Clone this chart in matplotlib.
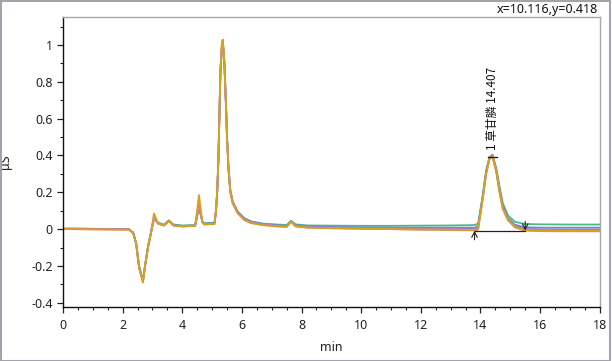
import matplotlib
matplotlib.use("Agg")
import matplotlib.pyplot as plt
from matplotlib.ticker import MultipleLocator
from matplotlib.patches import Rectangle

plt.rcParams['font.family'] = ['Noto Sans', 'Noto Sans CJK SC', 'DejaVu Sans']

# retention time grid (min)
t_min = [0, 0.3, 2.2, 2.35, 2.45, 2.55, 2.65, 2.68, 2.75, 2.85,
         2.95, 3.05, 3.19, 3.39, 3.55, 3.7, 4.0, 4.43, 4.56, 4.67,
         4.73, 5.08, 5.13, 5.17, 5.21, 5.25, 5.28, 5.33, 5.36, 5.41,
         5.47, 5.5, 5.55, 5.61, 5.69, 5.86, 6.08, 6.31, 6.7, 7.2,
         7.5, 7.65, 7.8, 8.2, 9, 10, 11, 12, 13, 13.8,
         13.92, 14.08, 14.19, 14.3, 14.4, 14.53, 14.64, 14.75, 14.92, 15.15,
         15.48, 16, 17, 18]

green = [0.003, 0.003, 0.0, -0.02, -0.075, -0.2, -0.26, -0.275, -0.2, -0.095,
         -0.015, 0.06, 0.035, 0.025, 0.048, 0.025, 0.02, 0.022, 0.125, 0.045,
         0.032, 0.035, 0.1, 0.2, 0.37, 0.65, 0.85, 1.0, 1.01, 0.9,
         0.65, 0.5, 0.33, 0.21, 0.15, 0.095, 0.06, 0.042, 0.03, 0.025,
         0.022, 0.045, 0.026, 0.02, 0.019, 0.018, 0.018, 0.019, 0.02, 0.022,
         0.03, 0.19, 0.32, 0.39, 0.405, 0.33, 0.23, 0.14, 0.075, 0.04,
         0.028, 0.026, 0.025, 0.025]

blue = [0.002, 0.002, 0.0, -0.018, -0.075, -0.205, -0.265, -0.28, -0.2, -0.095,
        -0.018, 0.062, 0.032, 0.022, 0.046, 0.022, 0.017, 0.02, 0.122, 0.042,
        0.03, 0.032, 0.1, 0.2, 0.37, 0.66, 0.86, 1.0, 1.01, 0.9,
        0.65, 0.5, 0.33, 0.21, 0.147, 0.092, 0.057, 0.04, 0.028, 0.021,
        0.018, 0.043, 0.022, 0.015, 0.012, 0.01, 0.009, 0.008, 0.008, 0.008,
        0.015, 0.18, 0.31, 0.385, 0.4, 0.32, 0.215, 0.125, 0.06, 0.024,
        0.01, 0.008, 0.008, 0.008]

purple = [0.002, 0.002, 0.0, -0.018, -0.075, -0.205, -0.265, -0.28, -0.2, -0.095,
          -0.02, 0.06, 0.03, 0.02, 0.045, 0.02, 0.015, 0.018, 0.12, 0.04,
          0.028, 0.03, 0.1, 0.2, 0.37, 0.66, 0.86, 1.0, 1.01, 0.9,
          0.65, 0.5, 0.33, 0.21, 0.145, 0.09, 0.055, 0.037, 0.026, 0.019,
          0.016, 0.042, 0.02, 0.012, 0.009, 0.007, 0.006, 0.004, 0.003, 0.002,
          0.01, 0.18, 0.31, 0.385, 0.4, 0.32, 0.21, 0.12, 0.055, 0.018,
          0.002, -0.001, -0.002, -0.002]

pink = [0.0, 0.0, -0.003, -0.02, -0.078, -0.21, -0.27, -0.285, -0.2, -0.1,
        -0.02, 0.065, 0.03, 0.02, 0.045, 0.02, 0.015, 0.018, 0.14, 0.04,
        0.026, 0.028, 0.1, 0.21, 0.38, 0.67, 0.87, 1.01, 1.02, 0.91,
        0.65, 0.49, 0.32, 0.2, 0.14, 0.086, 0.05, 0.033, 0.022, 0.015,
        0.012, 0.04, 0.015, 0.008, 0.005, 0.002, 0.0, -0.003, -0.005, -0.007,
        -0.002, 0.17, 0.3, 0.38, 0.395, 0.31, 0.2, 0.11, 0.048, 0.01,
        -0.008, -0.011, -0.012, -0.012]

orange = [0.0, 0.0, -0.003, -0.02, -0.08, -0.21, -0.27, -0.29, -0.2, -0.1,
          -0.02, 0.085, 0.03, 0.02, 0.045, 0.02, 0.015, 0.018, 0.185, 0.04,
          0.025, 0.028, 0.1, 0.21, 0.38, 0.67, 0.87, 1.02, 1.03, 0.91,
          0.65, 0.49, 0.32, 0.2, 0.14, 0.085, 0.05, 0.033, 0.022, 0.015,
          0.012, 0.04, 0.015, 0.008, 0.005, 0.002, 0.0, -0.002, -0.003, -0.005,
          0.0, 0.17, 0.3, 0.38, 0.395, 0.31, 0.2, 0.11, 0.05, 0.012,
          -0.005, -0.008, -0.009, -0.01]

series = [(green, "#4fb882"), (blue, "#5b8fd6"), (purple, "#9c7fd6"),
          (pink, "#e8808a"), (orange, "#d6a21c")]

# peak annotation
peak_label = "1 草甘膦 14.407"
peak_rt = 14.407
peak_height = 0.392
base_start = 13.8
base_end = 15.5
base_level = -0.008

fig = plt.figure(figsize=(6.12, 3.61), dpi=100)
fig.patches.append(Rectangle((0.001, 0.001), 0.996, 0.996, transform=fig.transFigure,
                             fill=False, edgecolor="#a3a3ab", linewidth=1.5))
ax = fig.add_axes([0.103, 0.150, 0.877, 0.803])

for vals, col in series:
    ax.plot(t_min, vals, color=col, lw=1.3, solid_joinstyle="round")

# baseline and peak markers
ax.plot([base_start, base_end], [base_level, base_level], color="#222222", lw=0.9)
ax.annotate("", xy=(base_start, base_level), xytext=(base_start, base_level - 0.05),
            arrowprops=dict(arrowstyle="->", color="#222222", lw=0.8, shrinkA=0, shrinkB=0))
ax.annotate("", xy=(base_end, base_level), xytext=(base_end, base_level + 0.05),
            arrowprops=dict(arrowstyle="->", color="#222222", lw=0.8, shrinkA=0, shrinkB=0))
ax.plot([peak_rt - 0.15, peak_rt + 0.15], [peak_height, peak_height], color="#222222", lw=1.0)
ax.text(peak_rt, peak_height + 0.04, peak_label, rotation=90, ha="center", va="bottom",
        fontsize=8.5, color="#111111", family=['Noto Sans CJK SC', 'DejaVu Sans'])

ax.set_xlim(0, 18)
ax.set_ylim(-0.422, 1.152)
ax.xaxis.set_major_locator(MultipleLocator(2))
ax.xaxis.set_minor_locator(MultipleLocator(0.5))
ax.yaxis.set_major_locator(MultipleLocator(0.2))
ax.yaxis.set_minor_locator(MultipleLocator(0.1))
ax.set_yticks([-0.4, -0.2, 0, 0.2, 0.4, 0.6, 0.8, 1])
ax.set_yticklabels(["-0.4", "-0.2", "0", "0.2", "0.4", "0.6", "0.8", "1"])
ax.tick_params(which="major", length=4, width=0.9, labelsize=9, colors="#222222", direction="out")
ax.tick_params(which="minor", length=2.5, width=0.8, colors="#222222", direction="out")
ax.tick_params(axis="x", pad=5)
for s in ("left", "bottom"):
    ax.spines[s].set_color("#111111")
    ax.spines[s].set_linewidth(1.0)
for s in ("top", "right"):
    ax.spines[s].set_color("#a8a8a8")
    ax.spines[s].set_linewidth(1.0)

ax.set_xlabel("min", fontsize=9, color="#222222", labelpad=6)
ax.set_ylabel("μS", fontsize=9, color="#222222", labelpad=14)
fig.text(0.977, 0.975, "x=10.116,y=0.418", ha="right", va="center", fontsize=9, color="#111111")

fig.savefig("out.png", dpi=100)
•••••
- [DIRECTIVE] Set down again, exactly, the lines of the material above from its first line to the one with "plt.rcParams['font.family'] = ['Noto", inclusive. Leave the pictures out.

- [RESULT OF THE EXERCISE]
Clone this chart in matplotlib.
import matplotlib
matplotlib.use("Agg")
import matplotlib.pyplot as plt
from matplotlib.ticker import MultipleLocator
from matplotlib.patches import Rectangle

plt.rcParams['font.family'] = ['Noto Sans', 'Noto Sans CJK SC', 'DejaVu Sans']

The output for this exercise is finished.